In the Congo they can be raped and sometimes burned alive. They are called witches and stoned to death. They can be taken as a sexual slave or sent into the desert to die.

Widowhood exports poverty. Their daughters are withdrawn from school and are sold into forced child marriages, often with much older men. They then often become child widows themselves.

Their sons then become unaccompanied child asylum seekers, desperate to access education and decent employment so that they can support their widowed mother and younger siblings. It’s a vicious circle.
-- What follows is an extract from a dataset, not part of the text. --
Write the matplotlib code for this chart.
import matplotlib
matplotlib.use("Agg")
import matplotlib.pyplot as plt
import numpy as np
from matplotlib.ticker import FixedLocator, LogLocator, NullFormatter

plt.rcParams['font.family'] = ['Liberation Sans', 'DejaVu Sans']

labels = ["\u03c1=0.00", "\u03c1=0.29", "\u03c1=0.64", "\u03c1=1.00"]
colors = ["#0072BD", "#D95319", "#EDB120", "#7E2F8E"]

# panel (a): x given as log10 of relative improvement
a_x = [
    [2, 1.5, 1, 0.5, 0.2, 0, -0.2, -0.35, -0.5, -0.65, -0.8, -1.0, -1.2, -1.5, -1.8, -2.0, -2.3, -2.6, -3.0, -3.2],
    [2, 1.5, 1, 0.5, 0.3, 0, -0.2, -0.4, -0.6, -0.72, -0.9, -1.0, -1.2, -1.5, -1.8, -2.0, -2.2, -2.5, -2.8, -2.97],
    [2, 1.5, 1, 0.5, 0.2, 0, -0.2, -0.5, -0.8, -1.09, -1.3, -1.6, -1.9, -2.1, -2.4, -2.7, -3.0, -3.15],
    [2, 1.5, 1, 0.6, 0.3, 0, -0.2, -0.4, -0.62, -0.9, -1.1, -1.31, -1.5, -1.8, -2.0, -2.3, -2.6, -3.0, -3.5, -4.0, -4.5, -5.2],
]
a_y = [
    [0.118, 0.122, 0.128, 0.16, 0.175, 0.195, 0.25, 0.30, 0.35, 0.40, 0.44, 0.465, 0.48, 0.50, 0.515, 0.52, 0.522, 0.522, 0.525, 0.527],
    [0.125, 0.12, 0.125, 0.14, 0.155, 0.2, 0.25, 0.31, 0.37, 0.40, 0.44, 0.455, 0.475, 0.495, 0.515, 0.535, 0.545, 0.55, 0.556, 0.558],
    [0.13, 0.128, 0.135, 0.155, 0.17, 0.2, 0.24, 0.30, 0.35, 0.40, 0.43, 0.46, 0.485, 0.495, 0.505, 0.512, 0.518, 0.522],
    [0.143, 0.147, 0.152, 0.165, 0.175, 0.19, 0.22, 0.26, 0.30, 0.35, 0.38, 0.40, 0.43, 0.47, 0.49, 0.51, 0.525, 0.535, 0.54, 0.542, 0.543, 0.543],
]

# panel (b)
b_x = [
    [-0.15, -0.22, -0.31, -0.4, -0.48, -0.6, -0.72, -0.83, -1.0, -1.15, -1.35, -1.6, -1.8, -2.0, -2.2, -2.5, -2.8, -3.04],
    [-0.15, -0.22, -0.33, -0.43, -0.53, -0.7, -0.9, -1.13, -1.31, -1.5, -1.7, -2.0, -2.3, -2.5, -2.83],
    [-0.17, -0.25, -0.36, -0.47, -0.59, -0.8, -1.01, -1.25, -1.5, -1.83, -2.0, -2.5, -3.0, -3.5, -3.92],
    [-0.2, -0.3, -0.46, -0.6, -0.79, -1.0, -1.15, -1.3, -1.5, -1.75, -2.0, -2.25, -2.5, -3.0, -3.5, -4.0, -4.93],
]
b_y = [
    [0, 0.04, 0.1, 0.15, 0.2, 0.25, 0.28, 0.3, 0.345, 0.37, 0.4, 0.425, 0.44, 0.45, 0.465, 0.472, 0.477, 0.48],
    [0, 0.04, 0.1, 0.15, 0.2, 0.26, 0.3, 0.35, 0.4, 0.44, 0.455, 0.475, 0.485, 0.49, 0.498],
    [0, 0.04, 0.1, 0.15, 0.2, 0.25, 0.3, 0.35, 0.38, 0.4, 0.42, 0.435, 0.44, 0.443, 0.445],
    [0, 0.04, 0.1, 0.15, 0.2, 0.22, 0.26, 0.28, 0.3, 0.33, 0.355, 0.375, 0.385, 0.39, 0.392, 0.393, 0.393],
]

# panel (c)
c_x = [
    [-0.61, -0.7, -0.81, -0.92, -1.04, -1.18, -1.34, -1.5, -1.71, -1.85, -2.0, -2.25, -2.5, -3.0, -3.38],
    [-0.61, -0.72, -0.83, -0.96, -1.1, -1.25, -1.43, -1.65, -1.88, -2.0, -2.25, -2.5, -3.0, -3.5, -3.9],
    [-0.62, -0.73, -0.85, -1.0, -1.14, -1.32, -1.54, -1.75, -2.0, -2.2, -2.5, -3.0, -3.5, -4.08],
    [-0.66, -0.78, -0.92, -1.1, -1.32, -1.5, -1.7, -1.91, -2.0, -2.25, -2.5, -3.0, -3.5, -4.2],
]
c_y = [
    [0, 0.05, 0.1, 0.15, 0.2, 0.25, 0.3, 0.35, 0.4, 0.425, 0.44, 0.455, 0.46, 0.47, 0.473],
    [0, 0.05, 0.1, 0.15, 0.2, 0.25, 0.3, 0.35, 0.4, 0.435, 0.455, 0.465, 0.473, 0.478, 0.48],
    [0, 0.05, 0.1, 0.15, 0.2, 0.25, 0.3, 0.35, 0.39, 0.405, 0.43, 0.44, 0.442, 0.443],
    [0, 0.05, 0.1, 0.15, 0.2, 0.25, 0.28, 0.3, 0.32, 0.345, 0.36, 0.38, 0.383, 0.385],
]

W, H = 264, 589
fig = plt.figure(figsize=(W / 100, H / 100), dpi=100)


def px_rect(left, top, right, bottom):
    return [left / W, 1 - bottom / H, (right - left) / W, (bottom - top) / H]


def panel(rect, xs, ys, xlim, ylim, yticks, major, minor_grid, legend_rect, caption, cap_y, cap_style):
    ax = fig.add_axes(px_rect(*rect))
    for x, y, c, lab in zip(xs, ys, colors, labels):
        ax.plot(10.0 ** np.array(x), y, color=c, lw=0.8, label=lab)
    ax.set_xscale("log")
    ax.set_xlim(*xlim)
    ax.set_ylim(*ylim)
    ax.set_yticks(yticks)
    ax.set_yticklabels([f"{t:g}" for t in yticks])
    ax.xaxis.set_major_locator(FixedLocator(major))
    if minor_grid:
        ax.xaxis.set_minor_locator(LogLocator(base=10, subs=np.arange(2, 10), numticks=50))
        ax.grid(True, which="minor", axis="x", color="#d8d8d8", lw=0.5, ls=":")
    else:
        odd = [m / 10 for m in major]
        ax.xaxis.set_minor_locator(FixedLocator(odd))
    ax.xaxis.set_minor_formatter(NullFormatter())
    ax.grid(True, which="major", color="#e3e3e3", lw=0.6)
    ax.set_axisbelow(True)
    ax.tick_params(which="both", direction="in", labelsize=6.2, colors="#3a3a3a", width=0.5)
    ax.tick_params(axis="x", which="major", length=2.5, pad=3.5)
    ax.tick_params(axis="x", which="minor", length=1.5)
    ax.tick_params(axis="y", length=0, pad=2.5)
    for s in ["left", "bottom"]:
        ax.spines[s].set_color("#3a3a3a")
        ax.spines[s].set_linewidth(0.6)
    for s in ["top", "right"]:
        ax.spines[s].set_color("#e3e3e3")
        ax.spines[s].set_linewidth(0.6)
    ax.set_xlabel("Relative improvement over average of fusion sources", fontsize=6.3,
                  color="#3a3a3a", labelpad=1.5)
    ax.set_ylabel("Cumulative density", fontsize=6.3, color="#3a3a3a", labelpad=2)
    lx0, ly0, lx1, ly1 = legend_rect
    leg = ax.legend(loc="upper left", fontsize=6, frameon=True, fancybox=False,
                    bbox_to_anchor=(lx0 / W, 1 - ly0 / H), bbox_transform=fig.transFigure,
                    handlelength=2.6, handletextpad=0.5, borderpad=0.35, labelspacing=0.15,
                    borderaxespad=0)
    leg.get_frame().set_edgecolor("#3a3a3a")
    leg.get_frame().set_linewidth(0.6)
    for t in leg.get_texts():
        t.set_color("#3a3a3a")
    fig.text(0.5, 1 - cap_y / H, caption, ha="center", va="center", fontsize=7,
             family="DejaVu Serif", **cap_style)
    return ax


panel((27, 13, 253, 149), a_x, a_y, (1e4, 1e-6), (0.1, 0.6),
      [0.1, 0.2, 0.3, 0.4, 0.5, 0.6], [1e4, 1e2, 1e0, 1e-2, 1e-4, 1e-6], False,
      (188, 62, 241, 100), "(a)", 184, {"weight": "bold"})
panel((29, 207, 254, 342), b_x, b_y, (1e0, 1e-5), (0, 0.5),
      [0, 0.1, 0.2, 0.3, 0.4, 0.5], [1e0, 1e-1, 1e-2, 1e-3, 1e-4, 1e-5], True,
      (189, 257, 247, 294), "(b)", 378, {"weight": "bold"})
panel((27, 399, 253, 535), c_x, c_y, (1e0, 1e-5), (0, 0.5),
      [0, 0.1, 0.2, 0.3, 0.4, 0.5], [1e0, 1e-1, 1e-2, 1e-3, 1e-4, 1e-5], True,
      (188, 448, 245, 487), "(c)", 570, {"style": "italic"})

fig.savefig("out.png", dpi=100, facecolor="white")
All of this led Margaret to founding Widows for Peace Through Democracy…the first international organization to address human rights in the context of the state of widowhood. For her contribution to the advancement of women’s human rights, and especially for her work on widow’s rights, Margaret received an Order of the British Empire in 2013.

But that is not enough for this dynamo. She is a Patron of Peace in Kurdistan, where she served as a witness and reporter to the trials of Kurdish activists in Turkey. Turkey has an official policy in place that denies the existence of the Kurds as a distinct ethnicity. An organization of activists PKK (called terrorists by Turkey) had been formed to liberate Kurds from Turkey. Their leader. Abdullah Ocalan, was imprisoned for 25 years along with countless Kurdish intellectuals, not even permitted to see a lawyer and isolated on an island.
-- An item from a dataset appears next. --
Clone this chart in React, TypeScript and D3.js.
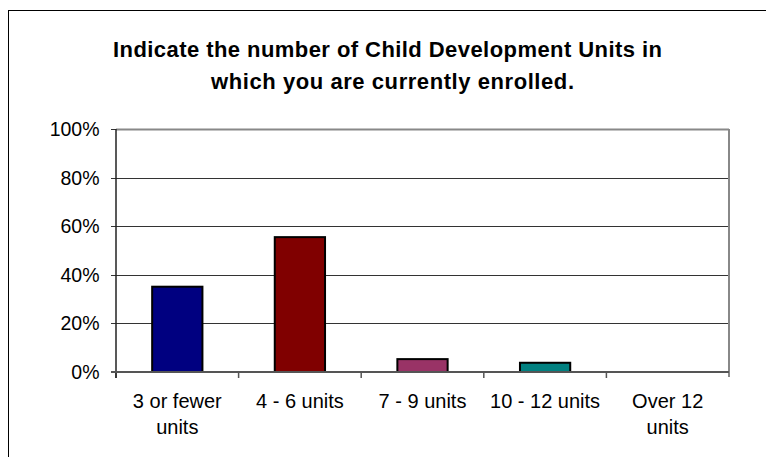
import React from "react";
import * as d3 from "d3";

const titleLines = ["Indicate the number of Child Development Units in", "which you are currently enrolled."];
const titleStarts = [113, 211];
const titleWidths = [549, 363];
const categories = ["3 or fewer\nunits", "4 - 6 units", "7 - 9 units", "10 - 12 units", "Over 12\nunits"];
const values = [0.351, 0.555, 0.053, 0.038, 0];
const colors = ["#000080", "#800000", "#993366", "#008080", "#8080ff"];
const yTicks = [0, 0.2, 0.4, 0.6, 0.8, 1.0];

export default function App() {
  const W = 766, H = 457;
  const left = 116, right = 729, top = 129, bottom = 372;
  const x = d3.scaleBand<string>().domain(categories).range([left, right]).paddingInner(0).paddingOuter(0);
  const y = d3.scaleLinear().domain([0, 1]).range([bottom, top]);
  const barW = x.bandwidth() * 0.41;
  const fmt = d3.format(".0%");
  const font = "Arial, 'Liberation Sans', sans-serif";
  return (
    <svg width={W} height={H} style={{ position: "absolute", left: 0, top: 0 }} fontFamily={font}>
      <rect x={0} y={0} width={W} height={H} fill="#fff" />
      <rect x={8.5} y={10.5} width={800} height={500} fill="none" stroke="#000" strokeWidth={1} />
      {titleLines.map((t, i) => (
        <text key={i} x={titleStarts[i]} y={57 + i * 32} textAnchor="start" fontSize={22} fontWeight="bold" fill="#000"
          textLength={titleWidths[i]} lengthAdjust="spacing">{t}</text>
      ))}
      {yTicks.map((t) => (
        <g key={t}>
          {t > 0 && <line x1={left} x2={right} y1={Math.round(y(t)) + 0.5} y2={Math.round(y(t)) + 0.5}
            stroke={t === 1 ? "#888" : "#333"} strokeWidth={t === 1 ? 2 : 1} />}
          <line x1={left - 5} x2={left} y1={Math.round(y(t)) + 0.5} y2={Math.round(y(t)) + 0.5} stroke="#333" strokeWidth={1} />
          <text x={left - 16.5} y={y(t) + 7} textAnchor="end" fontSize={19.5} fill="#000">{fmt(t)}</text>
        </g>
      ))}
      <line x1={right} x2={right} y1={top} y2={bottom + 5} stroke="#888" strokeWidth={2} />
      {categories.map((c, i) => {
        const bx = (x(c) as number) + (x.bandwidth() - barW) / 2;
        const by = y(values[i]);
        return values[i] > 0 ? (
          <rect key={c} x={bx} y={by} width={barW} height={bottom - by} fill={colors[i]} stroke="#000" strokeWidth={2} />
        ) : null;
      })}
      {categories.map((c, i) => (
        <line key={"t" + i} x1={x(c) as number} x2={x(c) as number} y1={bottom} y2={bottom + 6} stroke="#555" strokeWidth={1.5} />
      ))}
      <line x1={left} x2={left} y1={top} y2={bottom + 6} stroke="#222" strokeWidth={1.5} />
      <line x1={left - 5} x2={right} y1={bottom} y2={bottom} stroke="#555" strokeWidth={2} />
      {categories.map((c) => (
        <text key={"l" + c} x={(x(c) as number) + x.bandwidth() / 2} y={bottom + 36} textAnchor="middle" fontSize={20} fill="#000">
          {c.split("\n").map((s, j) => (
            <tspan key={j} x={(x(c) as number) + x.bandwidth() / 2} dy={j === 0 ? 0 : 26}>{s}</tspan>
          ))}
        </text>
      ))}
    </svg>
  );
}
Margaret is a huge fan of Ocalan. She believes his writings about equal rights and society are the most progressive and the book he wrote in prison, The Political Thought of Abdullah Ocalan, comparable to the writings of Mandala. Ocalan is now telling his followers to accept peace, even though Turkey will not legally allow its Kurdish citizens to speak Kurdish.
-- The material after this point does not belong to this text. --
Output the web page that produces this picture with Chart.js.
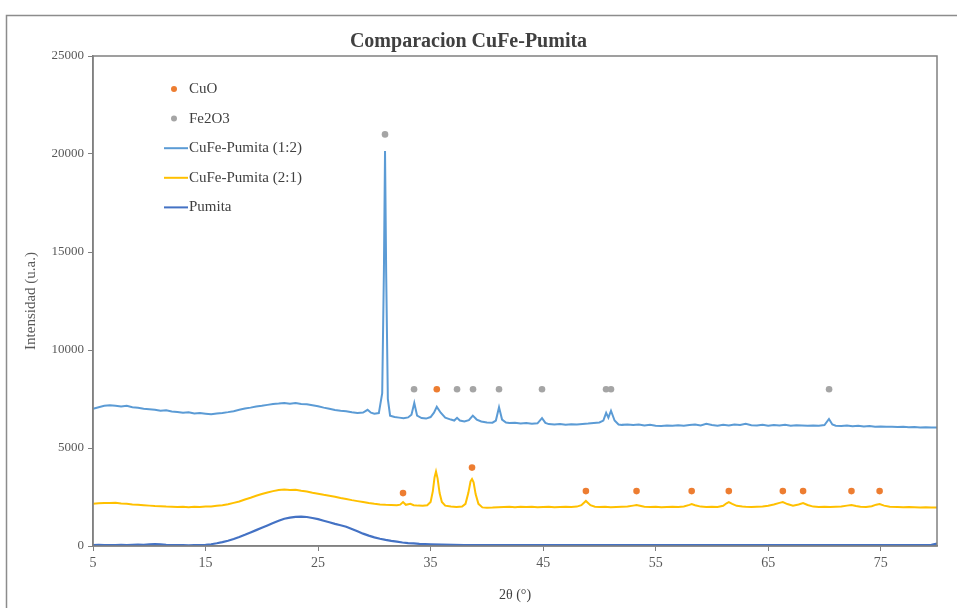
<!DOCTYPE html>
<html>
<head>
<meta charset="utf-8">
<script src="https://cdn.jsdelivr.net/npm/chart.js@4.4.1/dist/chart.umd.min.js"></script>
<style>
  html, body { margin: 0; padding: 0; background: #fff; }
  #wrap { position: relative; width: 957px; height: 608px; }
</style>
</head>
<body>
<div id="wrap"><canvas id="xrdChart" width="957" height="608"></canvas></div>
<script>
// [2θ, intensidad]
const cufe12 = [[5,7000],[5.5,7080],[6,7150],[6.5,7180],[7,7160],[7.5,7120],[8,7150],[8.5,7080],[9,7050],[9.5,7000],[10,6980],[10.5,6950],[11,6900],[11.5,6920],[12,6860],[12.5,6840],[13,6800],[13.5,6820],[14,6760],[14.5,6780],[15,6750],[15.5,6720],[16,6760],[16.5,6790],[17,6830],[17.5,6880],[18,6950],[18.5,7010],[19,7060],[19.5,7120],[20,7150],[20.5,7200],[21,7250],[21.5,7270],[22,7300],[22.5,7260],[23,7290],[23.5,7250],[24,7230],[24.5,7180],[25,7130],[25.5,7060],[26,7000],[26.5,6940],[27,6900],[27.5,6880],[28,6820],[28.5,6790],[29,6810],[29.4,6950],[29.7,6800],[30,6750],[30.4,6780],[30.7,7800],[30.85,14000],[30.95,20150],[31.05,14000],[31.2,7500],[31.4,6650],[31.8,6580],[32.2,6550],[32.6,6520],[33,6560],[33.3,6700],[33.55,7300],[33.8,6650],[34.2,6530],[34.6,6500],[35,6580],[35.3,6800],[35.55,7100],[35.9,6800],[36.3,6550],[36.8,6450],[37.1,6400],[37.35,6540],[37.6,6400],[38,6350],[38.4,6420],[38.75,6650],[39.1,6450],[39.5,6350],[40,6300],[40.5,6290],[40.8,6400],[41.08,7080],[41.35,6450],[41.7,6300],[42,6270],[42.5,6290],[43,6250],[43.5,6280],[44,6240],[44.5,6260],[44.9,6520],[45.2,6280],[45.5,6220],[46,6200],[46.5,6230],[47,6190],[47.5,6210],[48,6200],[48.5,6230],[49,6250],[49.5,6280],[50,6300],[50.35,6400],[50.6,6790],[50.8,6550],[51.03,6900],[51.35,6400],[51.7,6200],[52,6180],[52.5,6200],[53,6170],[53.5,6200],[54,6150],[54.5,6180],[55,6140],[55.5,6120],[56,6150],[56.5,6130],[57,6160],[57.5,6140],[58,6170],[58.5,6200],[59,6150],[59.5,6230],[60,6170],[60.5,6140],[61,6180],[61.5,6150],[62,6200],[62.5,6170],[63,6230],[63.5,6160],[64,6150],[64.5,6180],[65,6140],[65.5,6170],[66,6150],[66.5,6180],[67,6140],[67.5,6160],[68,6150],[68.5,6130],[69,6150],[69.5,6140],[70,6170],[70.4,6480],[70.7,6200],[71,6140],[71.5,6120],[72,6150],[72.5,6110],[73,6130],[73.5,6100],[74,6120],[74.5,6090],[75,6100],[75.5,6080],[76,6090],[76.5,6070],[77,6080],[77.5,6060],[78,6070],[78.5,6050],[79,6060],[79.5,6050],[80,6050]];

const cufe21 = [[5,2150],[5.5,2180],[6,2200],[6.5,2190],[7,2210],[7.5,2170],[8,2150],[8.5,2120],[9,2100],[9.5,2080],[10,2060],[10.5,2040],[11,2030],[11.5,2010],[12,2000],[12.5,1990],[13,2000],[13.5,1980],[14,2000],[14.5,1990],[15,2010],[15.5,2020],[16,2050],[16.5,2080],[17,2130],[17.5,2200],[18,2270],[18.5,2370],[19,2460],[19.5,2560],[20,2650],[20.5,2730],[21,2800],[21.5,2860],[22,2880],[22.5,2860],[23,2870],[23.5,2820],[24,2780],[24.5,2720],[25,2670],[25.5,2610],[26,2560],[26.5,2510],[27,2450],[27.5,2400],[28,2340],[28.5,2290],[29,2240],[29.5,2190],[30,2150],[30.5,2120],[31,2100],[31.5,2090],[32,2080],[32.3,2110],[32.55,2240],[32.8,2100],[33.2,2150],[33.5,2080],[33.9,2060],[34.3,2050],[34.7,2080],[35.0,2250],[35.2,2800],[35.35,3500],[35.48,3800],[35.62,3450],[35.8,2700],[36.0,2250],[36.3,2060],[36.8,2010],[37.3,1990],[37.8,2010],[38.1,2150],[38.35,2700],[38.55,3300],[38.68,3420],[38.82,3250],[39.0,2650],[39.25,2150],[39.6,1970],[40,1950],[40.5,1960],[41,1980],[41.5,1990],[42,2000],[42.5,1980],[43,2000],[43.5,1990],[44,2000],[44.5,1980],[45,1990],[45.5,2000],[46,1980],[46.5,1990],[47,2000],[47.5,1990],[48,2010],[48.4,2080],[48.8,2300],[49.2,2080],[49.6,2000],[50,1990],[50.5,2000],[51,1980],[51.5,1990],[52,2000],[52.5,2010],[53,2060],[53.3,2090],[53.7,2040],[54,2000],[54.5,1990],[55,2000],[55.5,1980],[56,1990],[56.5,2000],[57,1990],[57.5,2020],[58,2100],[58.2,2140],[58.5,2080],[59,2010],[59.5,1990],[60,2000],[60.5,1990],[61,2050],[61.3,2180],[61.5,2240],[61.8,2150],[62.2,2050],[62.7,2010],[63,2000],[63.5,1990],[64,2000],[64.5,2010],[65,2050],[65.5,2120],[66,2200],[66.3,2240],[66.7,2140],[67.2,2060],[67.7,2120],[68.1,2190],[68.5,2090],[69,2010],[69.5,1990],[70,2000],[70.5,1990],[71,2000],[71.5,2010],[72,2060],[72.4,2090],[72.8,2040],[73.2,2000],[73.7,1990],[74.2,2030],[74.6,2110],[74.9,2140],[75.3,2060],[75.8,2000],[76.5,1990],[77,1980],[77.5,1990],[78,1980],[78.5,1970],[79,1980],[79.5,1970],[80,1970]];

const pumita = [[5,50],[5.5,60],[6,50],[6.5,40],[7,50],[7.5,60],[8,50],[8.5,60],[9,70],[9.5,60],[10,80],[10.5,100],[11,80],[11.5,60],[12,50],[12.5,40],[13,40],[13.5,30],[14,40],[14.5,50],[15,60],[15.5,90],[16,140],[16.5,200],[17,270],[17.5,360],[18,460],[18.5,570],[19,690],[19.5,810],[20,930],[20.5,1050],[21,1170],[21.5,1290],[22,1390],[22.5,1450],[23,1490],[23.5,1500],[24,1480],[24.5,1430],[25,1370],[25.5,1290],[26,1210],[26.5,1130],[27,1060],[27.5,980],[28,870],[28.5,750],[29,630],[29.5,530],[30,440],[30.5,370],[31,310],[31.5,260],[32,220],[32.5,180],[33,150],[33.5,130],[34,110],[35,90],[36,70],[37,60],[38,50],[40,50],[42,40],[44,50],[46,40],[48,50],[50,40],[52,50],[54,40],[56,50],[58,40],[60,50],[62,40],[64,50],[66,40],[68,50],[70,40],[72,50],[74,40],[76,50],[78,40],[79.5,60],[80,120]];

const cuoPeaks = [[32.55,2700],[35.55,8000],[38.68,4000],[48.8,2800],[53.3,2800],[58.2,2800],[61.5,2800],[66.3,2800],[68.1,2800],[72.4,2800],[74.9,2800]];
const fe2o3Peaks = [[30.95,21000],[33.53,8000],[37.35,8000],[38.77,8000],[41.08,8000],[44.9,8000],[50.59,8000],[51.03,8000],[70.41,8000]];

const xTicks = [5, 15, 25, 35, 45, 55, 65, 75];
const yTicks = [0, 5000, 10000, 15000, 20000, 25000];

document.addEventListener('DOMContentLoaded', function() {
    const ctx = document.getElementById('xrdChart').getContext('2d');
    const toPts = (arr) => arr.map(p => ({ x: p[0], y: p[1] }));
    const axisGray = '#808080';
    const textGray = '#595959';

    const framePlugin = {
        id: 'frame',
        beforeDraw(chart) {
            const c = chart.ctx;
            c.save();
            c.fillStyle = '#fff';
            c.fillRect(0, 0, chart.width, chart.height);
            c.strokeStyle = '#8c8c8c';
            c.lineWidth = 1.5;
            c.strokeRect(6.5, 15.5, 1000, 1000);
            c.restore();
        },
        afterDatasetsDraw(chart) {
            const a = chart.chartArea;
            const c = chart.ctx;
            c.save();
            c.strokeStyle = axisGray;
            c.lineWidth = 1.5;
            c.strokeRect(a.left, a.top, a.right - a.left, a.bottom - a.top);
            c.restore();
        }
    };

    const legendPlugin = {
        id: 'insideLegend',
        afterDraw(chart) {
            const c = chart.ctx;
            c.save();
            c.font = '15px "Liberation Serif", serif';
            c.textBaseline = 'middle';
            chart.data.datasets.forEach((ds, i) => {
                const y = 89 + i * 29.6;
                if (ds.showLine === false) {
                    c.fillStyle = ds.backgroundColor;
                    c.beginPath();
                    c.arc(174, y, 3, 0, Math.PI * 2);
                    c.fill();
                } else {
                    c.strokeStyle = ds.borderColor;
                    c.lineWidth = 2;
                    c.beginPath();
                    c.moveTo(164, y);
                    c.lineTo(188, y);
                    c.stroke();
                }
                c.fillStyle = '#404040';
                c.fillText(ds.label, 189, y);
            });
            c.restore();
        }
    };

    new Chart(ctx, {
        type: 'line',
        data: {
            datasets: [
                { label: 'CuO', data: toPts(cuoPeaks), showLine: false, backgroundColor: '#ED7D31', borderColor: '#ED7D31', pointRadius: 3.3, pointBorderWidth: 0 },
                { label: 'Fe2O3', data: toPts(fe2o3Peaks), showLine: false, backgroundColor: '#A5A5A5', borderColor: '#A5A5A5', pointRadius: 3.3, pointBorderWidth: 0 },
                { label: 'CuFe-Pumita (1:2)', data: toPts(cufe12), borderColor: '#5B9BD5', borderWidth: 2, pointRadius: 0, tension: 0 },
                { label: 'CuFe-Pumita (2:1)', data: toPts(cufe21), borderColor: '#FFC000', borderWidth: 2, pointRadius: 0, tension: 0 },
                { label: 'Pumita', data: toPts(pumita), borderColor: '#4472C4', borderWidth: 2.2, pointRadius: 0, tension: 0 }
            ]
        },
        options: {
            responsive: false,
            animation: false,
            layout: { padding: { left: 0, right: 20, top: 0, bottom: 0 } },
            plugins: {
                legend: { display: false },
                tooltip: { enabled: false },
                title: {
                    display: true,
                    text: 'Comparacion CuFe-Pumita',
                    color: '#404040',
                    font: { family: '"Liberation Serif", serif', size: 20, weight: 'bold' },
                    padding: { top: 30, bottom: 2 }
                }
            },
            scales: {
                x: {
                    type: 'linear',
                    min: 5,
                    max: 80,
                    afterBuildTicks: (scale) => { scale.ticks = xTicks.map(v => ({ value: v })); },
                    afterFit: (scale) => { scale.height = 62; },
                    grid: { drawOnChartArea: false, drawTicks: true, tickLength: 5, color: axisGray },
                    border: { display: true, color: axisGray, width: 1.5 },
                    ticks: { color: textGray, font: { family: '"Liberation Serif", serif', size: 14 }, padding: 4, maxRotation: 0 },
                    title: { display: true, text: '2θ (°)', color: '#404040', font: { family: '"Liberation Serif", serif', size: 14 }, padding: { top: 0 } }
                },
                y: {
                    min: 0,
                    max: 25000,
                    afterBuildTicks: (scale) => { scale.ticks = yTicks.map(v => ({ value: v })); },
                    afterFit: (scale) => { scale.width = 93; },
                    grid: { drawOnChartArea: false, drawTicks: true, tickLength: 5, color: axisGray },
                    border: { display: true, color: axisGray, width: 1.5 },
                    ticks: { color: textGray, font: { family: '"Liberation Serif", serif', size: 13 }, padding: 4, callback: (v) => String(v) },
                    title: { display: true, text: 'Intensidad (u.a.)', color: textGray, font: { family: '"Liberation Serif", serif', size: 15 }, padding: { top: 22, bottom: 6 } }
                }
            }
        },
        plugins: [framePlugin, legendPlugin]
    });
});
</script>
</body>
</html>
One might think a woman with this gusto could be exhausting. Not true.  Her enthusiasm is catching as she is one of those geniuses who understands the limitations of others, humbly explaining everything, not to instruct, but to share. She wants you to feel what she feels and presents the facts, pouring them out of her head the way Dagwood Bumstead used to do math problems.  She admits to having a photographic memory; that’s helpful for the data, but it’s her heart that is her real strength…feeling for the down trodden and using her smarts to balance the inequities of injustice.

I thought we might order rice pudding after our shared grilled cheese, but she was having a bit of a cough and cold and not hungry.  With a coffee refill, she told me about her brand-new initiative. Drafted a few days before, she was setting up a campaign for all women in occupation—WAGLUO –whose voices are never heard at the CSW and many other places. They are too busy keeping out of harms way to get their stories out. This includes the Rohingyas, Yazidis, Kurds, Yezidis, Tamils, Baha, Baluchistans, and Kashmirs. among others.  She hopes to introduce this to the UN this year.

She also hopes that the next head of the UN will be a woman but is doubtful that the men will share the power, so is willing to settle for a man and woman held leadership…something the Kurdish leader Ocalan describes in his book she so admires.

I’m certain that her days back in Europe will be jam packed… she’s been a member for a decade of an amateur theatre group, the Questers helmed by Dame Judith Dench, and may be hitting the boards again soon.

One of her last on-stage roles was that of Maria Josefa in Federico Garcia Lorca’s The House of Bernarda Alba. Margaret could in real life be less like Maria who represents repressed desire for freedom. Margaret has been speaking out for truth and freedom for woman and the downtrodden her entire life. Perhaps she is more of the character Hilde Wangel in the Master Builder:

 I want my kingdom. The time’s up, you know.